5.      Praktik-praktik budaya.
1.      Kebiasaan-kebiasaan keluarga. Kebiasaan kebiasaan keluarga seperti ritual pernikahan atau praktik-praktik pendidikan sangatlah penting. Misalnya, Israel mempraktikan endogami, menikah hanya dengan sesame orang Israel. Keluarga merupakan fokus fokus sampai periode setelah pembuangan ketika sinagoge mengambil suatu fungsi pendidikan.
2.      Kebiasaan-kebiasaan materi. Kebiasaan-kebiasaan materi (rumah,pakaian) juga dapat memberikan keterangan berharga. Misalnya, desa-desa orang Israel di seluruh periode Perjanjian Lama dari bahan-bahan dan hasil kerja yang kurang bermutu.
3.      Kebiasaan-kebiasaan setiap hari.
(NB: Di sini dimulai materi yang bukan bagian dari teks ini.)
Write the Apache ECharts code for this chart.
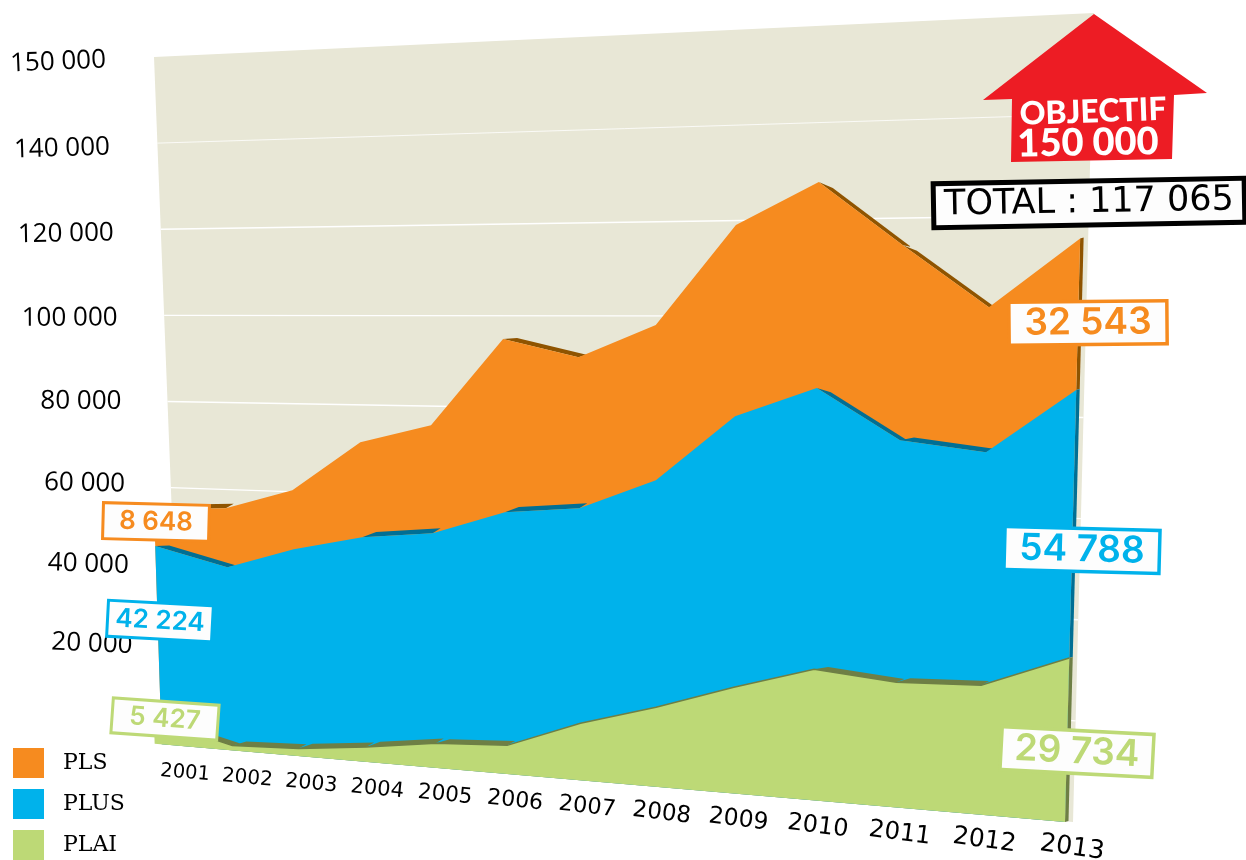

Kebiasaan-kebiasaan setiap hari memiliki pengaruh lebih banyak bagi perikop-perikop Kitab suci ketimbang yang diperkirakan orang.
4.      Atletik dan rekreasi. Atletik dan rekreasi membentuk suatu bagian yang penting dari waktu bersantai bagi setiap orang, dan ini juga berlaku pada zaman alkitab.
5.      Musik dan seni. Musik dan seni merupakan salah satu usaha manusia yang paling mulia.
6.      Antropologi budaya. David deSilva memperlihatkan bagaimana matriks budaya untuk ide-ide alkitabiah itu esensial untuk memahami apa yang ada di belakang teks, khususnya didalam ide-ide dari dunia kuno tentang kehormatan rasa malu atau tahir-najis yang sangat asing bagi dunia barat.

6.      kebiasaan-kebiasaan religius. Kebiasaan-kebiasaan religius mengendalikan setiap aspek kehidupan sehari-hari bangsa Israel.















                                 KESIMPULAN
Jadi, dalam menafsir alkitab harus benar-benar mempelajari keseluruhan teks yang ada dan benar-benar memahami semua konteks yang ada, baik itu konteks sejarah maupaun konteks logis, ternyata kedua kedua konteks tersebut sebagai faktor yang paling mendasar dalam penafsiran. Dan selebihnya adalah dengan membuat bagan suatu kitab dan membuat diagram dari paragraf,serta mempelajari dengan benar tata bahasa yang ada contohnya seperti semantic yaitu kata-kata yang menyediakan bangunan dari makna, tata bahasa,  dsan sintaksis menyediakan rancangannya.